■ Written request ■
Repeat the material below word for word and leave out all pictures.

■ Source material ■
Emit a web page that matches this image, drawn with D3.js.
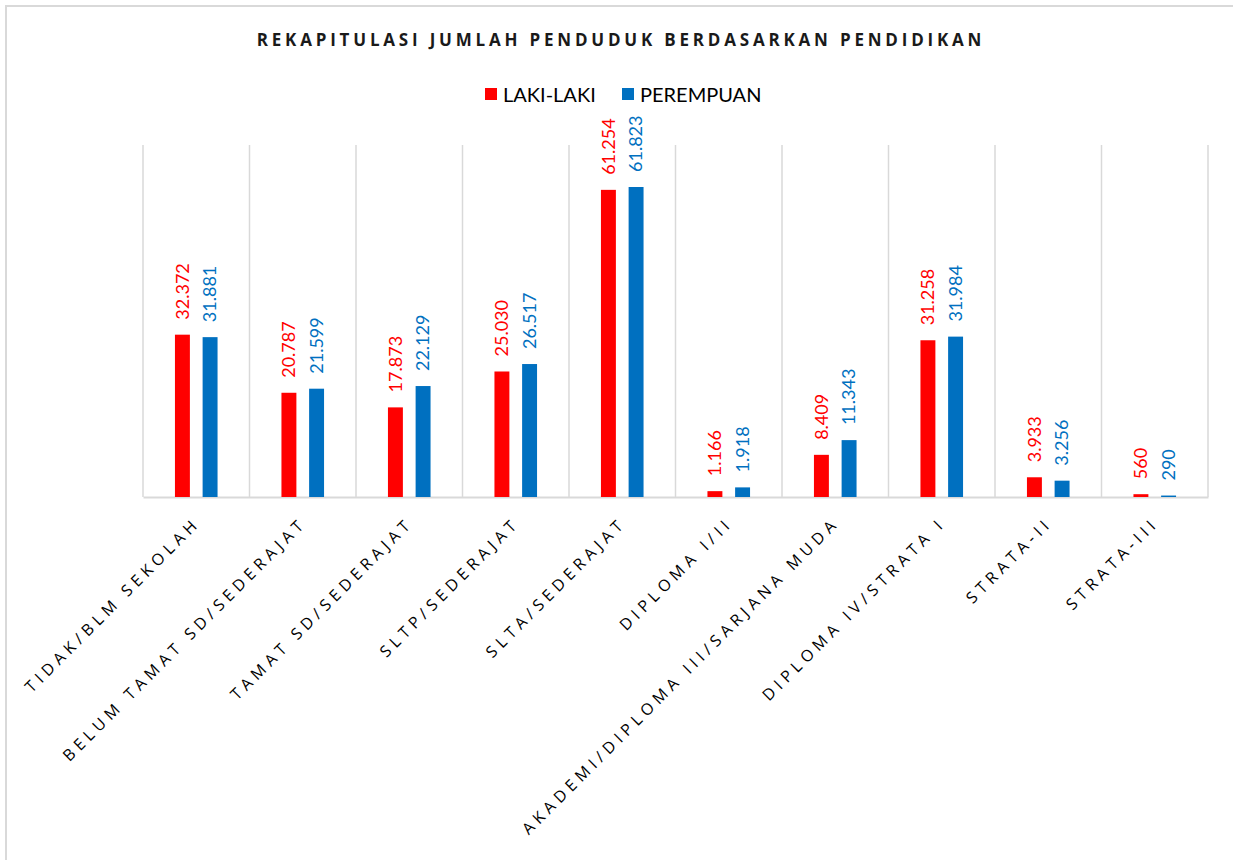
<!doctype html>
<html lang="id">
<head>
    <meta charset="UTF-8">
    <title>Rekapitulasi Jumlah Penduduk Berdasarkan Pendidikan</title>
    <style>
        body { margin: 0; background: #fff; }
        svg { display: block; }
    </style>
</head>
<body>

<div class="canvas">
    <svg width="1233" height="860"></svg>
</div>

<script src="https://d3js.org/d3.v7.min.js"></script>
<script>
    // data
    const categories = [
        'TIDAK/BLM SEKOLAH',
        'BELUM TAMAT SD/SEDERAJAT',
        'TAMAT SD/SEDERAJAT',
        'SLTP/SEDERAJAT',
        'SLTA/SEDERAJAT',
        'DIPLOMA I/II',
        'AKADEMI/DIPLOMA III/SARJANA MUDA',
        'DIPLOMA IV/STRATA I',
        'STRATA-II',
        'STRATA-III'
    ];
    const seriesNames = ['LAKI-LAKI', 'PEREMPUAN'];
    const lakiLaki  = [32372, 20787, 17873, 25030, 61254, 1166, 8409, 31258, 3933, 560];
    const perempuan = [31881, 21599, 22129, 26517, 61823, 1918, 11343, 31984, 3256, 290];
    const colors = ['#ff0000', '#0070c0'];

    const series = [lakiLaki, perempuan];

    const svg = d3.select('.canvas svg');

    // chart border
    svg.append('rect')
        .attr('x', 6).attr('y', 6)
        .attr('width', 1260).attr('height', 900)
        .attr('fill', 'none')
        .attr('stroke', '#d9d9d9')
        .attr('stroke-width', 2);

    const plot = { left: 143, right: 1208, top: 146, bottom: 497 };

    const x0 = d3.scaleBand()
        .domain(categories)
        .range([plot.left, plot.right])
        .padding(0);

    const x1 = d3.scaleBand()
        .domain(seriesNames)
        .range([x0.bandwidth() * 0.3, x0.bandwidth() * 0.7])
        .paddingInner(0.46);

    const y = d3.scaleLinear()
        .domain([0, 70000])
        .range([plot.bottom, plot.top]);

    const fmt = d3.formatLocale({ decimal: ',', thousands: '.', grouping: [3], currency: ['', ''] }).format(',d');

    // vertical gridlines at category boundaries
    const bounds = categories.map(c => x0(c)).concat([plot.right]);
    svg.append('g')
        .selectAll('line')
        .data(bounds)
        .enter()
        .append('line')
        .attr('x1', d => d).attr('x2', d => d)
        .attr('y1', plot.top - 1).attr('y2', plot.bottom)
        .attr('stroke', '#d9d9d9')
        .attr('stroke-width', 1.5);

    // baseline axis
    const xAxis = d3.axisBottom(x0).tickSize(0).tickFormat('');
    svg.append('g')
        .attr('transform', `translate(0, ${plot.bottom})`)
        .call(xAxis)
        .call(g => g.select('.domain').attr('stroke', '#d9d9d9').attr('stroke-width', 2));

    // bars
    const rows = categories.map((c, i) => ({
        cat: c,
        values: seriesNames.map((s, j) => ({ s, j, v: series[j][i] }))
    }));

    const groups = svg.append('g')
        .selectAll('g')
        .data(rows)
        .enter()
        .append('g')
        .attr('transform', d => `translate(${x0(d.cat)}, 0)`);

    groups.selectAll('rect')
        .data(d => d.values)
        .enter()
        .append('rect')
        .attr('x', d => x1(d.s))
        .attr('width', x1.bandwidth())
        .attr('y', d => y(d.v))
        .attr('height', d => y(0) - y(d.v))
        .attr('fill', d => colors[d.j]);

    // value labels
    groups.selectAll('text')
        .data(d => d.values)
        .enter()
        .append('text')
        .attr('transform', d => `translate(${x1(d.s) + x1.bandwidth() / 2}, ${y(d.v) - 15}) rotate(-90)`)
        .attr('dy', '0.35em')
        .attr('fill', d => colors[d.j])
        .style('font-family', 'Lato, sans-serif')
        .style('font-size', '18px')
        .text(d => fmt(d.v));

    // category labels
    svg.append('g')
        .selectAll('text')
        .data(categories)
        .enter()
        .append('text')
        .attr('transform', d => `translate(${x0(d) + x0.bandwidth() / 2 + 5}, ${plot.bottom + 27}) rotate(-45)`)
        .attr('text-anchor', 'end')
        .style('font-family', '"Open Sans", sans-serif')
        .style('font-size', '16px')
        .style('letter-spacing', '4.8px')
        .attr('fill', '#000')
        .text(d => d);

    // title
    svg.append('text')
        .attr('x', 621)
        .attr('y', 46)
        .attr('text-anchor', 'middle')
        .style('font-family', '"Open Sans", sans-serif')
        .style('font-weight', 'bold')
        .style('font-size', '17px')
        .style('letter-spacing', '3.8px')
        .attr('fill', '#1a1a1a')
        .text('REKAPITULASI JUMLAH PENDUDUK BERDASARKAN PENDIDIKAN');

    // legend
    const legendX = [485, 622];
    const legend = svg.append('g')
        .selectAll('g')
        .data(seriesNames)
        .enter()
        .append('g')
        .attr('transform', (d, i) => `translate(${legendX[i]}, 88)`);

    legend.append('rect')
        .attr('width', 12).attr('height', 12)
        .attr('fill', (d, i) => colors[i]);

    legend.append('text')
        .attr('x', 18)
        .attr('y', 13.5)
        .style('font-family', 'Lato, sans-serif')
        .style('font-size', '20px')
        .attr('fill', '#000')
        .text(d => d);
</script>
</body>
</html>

■ Answer for the task ■
Emit a web page that matches this image, drawn with D3.js.
<!doctype html>
<html lang="id">
<head>
    <meta charset="UTF-8">
    <title>Rekapitulasi Jumlah Penduduk Berdasarkan Pendidikan</title>
    <style>
        body { margin: 0; background: #fff; }
        svg { display: block; }
    </style>
</head>
<body>

<div class="canvas">
    <svg width="1233" height="860"></svg>
</div>

<script src="https://d3js.org/d3.v7.min.js"></script>
<script>
    // data
    const categories = [
        'TIDAK/BLM SEKOLAH',
        'BELUM TAMAT SD/SEDERAJAT',
        'TAMAT SD/SEDERAJAT',
        'SLTP/SEDERAJAT',
        'SLTA/SEDERAJAT',
        'DIPLOMA I/II',
        'AKADEMI/DIPLOMA III/SARJANA MUDA',
        'DIPLOMA IV/STRATA I',
        'STRATA-II',
        'STRATA-III'
    ];
    const seriesNames = ['LAKI-LAKI', 'PEREMPUAN'];
    const lakiLaki  = [32372, 20787, 17873, 25030, 61254, 1166, 8409, 31258, 3933, 560];
    const perempuan = [31881, 21599, 22129, 26517, 61823, 1918, 11343, 31984, 3256, 290];
    const colors = ['#ff0000', '#0070c0'];

    const series = [lakiLaki, perempuan];

    const svg = d3.select('.canvas svg');

    // chart border
    svg.append('rect')
        .attr('x', 6).attr('y', 6)
        .attr('width', 1260).attr('height', 900)
        .attr('fill', 'none')
        .attr('stroke', '#d9d9d9')
        .attr('stroke-width', 2);

    const plot = { left: 143, right: 1208, top: 146, bottom: 497 };

    const x0 = d3.scaleBand()
        .domain(categories)
        .range([plot.left, plot.right])
        .padding(0);

    const x1 = d3.scaleBand()
        .domain(seriesNames)
        .range([x0.bandwidth() * 0.3, x0.bandwidth() * 0.7])
        .paddingInner(0.46);

    const y = d3.scaleLinear()
        .domain([0, 70000])
        .range([plot.bottom, plot.top]);

    const fmt = d3.formatLocale({ decimal: ',', thousands: '.', grouping: [3], currency: ['', ''] }).format(',d');

    // vertical gridlines at category boundaries
    const bounds = categories.map(c => x0(c)).concat([plot.right]);
    svg.append('g')
        .selectAll('line')
        .data(bounds)
        .enter()
        .append('line')
        .attr('x1', d => d).attr('x2', d => d)
        .attr('y1', plot.top - 1).attr('y2', plot.bottom)
        .attr('stroke', '#d9d9d9')
        .attr('stroke-width', 1.5);

    // baseline axis
    const xAxis = d3.axisBottom(x0).tickSize(0).tickFormat('');
    svg.append('g')
        .attr('transform', `translate(0, ${plot.bottom})`)
        .call(xAxis)
        .call(g => g.select('.domain').attr('stroke', '#d9d9d9').attr('stroke-width', 2));

    // bars
    const rows = categories.map((c, i) => ({
        cat: c,
        values: seriesNames.map((s, j) => ({ s, j, v: series[j][i] }))
    }));

    const groups = svg.append('g')
        .selectAll('g')
        .data(rows)
        .enter()
        .append('g')
        .attr('transform', d => `translate(${x0(d.cat)}, 0)`);

    groups.selectAll('rect')
        .data(d => d.values)
        .enter()
        .append('rect')
        .attr('x', d => x1(d.s))
        .attr('width', x1.bandwidth())
        .attr('y', d => y(d.v))
        .attr('height', d => y(0) - y(d.v))
        .attr('fill', d => colors[d.j]);

    // value labels
    groups.selectAll('text')
        .data(d => d.values)
        .enter()
        .append('text')
        .attr('transform', d => `translate(${x1(d.s) + x1.bandwidth() / 2}, ${y(d.v) - 15}) rotate(-90)`)
        .attr('dy', '0.35em')
        .attr('fill', d => colors[d.j])
        .style('font-family', 'Lato, sans-serif')
        .style('font-size', '18px')
        .text(d => fmt(d.v));

    // category labels
    svg.append('g')
        .selectAll('text')
        .data(categories)
        .enter()
        .append('text')
        .attr('transform', d => `translate(${x0(d) + x0.bandwidth() / 2 + 5}, ${plot.bottom + 27}) rotate(-45)`)
        .attr('text-anchor', 'end')
        .style('font-family', '"Open Sans", sans-serif')
        .style('font-size', '16px')
        .style('letter-spacing', '4.8px')
        .attr('fill', '#000')
        .text(d => d);

    // title
    svg.append('text')
        .attr('x', 621)
        .attr('y', 46)
        .attr('text-anchor', 'middle')
        .style('font-family', '"Open Sans", sans-serif')
        .style('font-weight', 'bold')
        .style('font-size', '17px')
        .style('letter-spacing', '3.8px')
        .attr('fill', '#1a1a1a')
        .text('REKAPITULASI JUMLAH PENDUDUK BERDASARKAN PENDIDIKAN');

    // legend
    const legendX = [485, 622];
    const legend = svg.append('g')
        .selectAll('g')
        .data(seriesNames)
        .enter()
        .append('g')
        .attr('transform', (d, i) => `translate(${legendX[i]}, 88)`);

    legend.append('rect')
        .attr('width', 12).attr('height', 12)
        .attr('fill', (d, i) => colors[i]);

    legend.append('text')
        .attr('x', 18)
        .attr('y', 13.5)
        .style('font-family', 'Lato, sans-serif')
        .style('font-size', '20px')
        .attr('fill', '#000')
        .text(d => d);
</script>
</body>
</html>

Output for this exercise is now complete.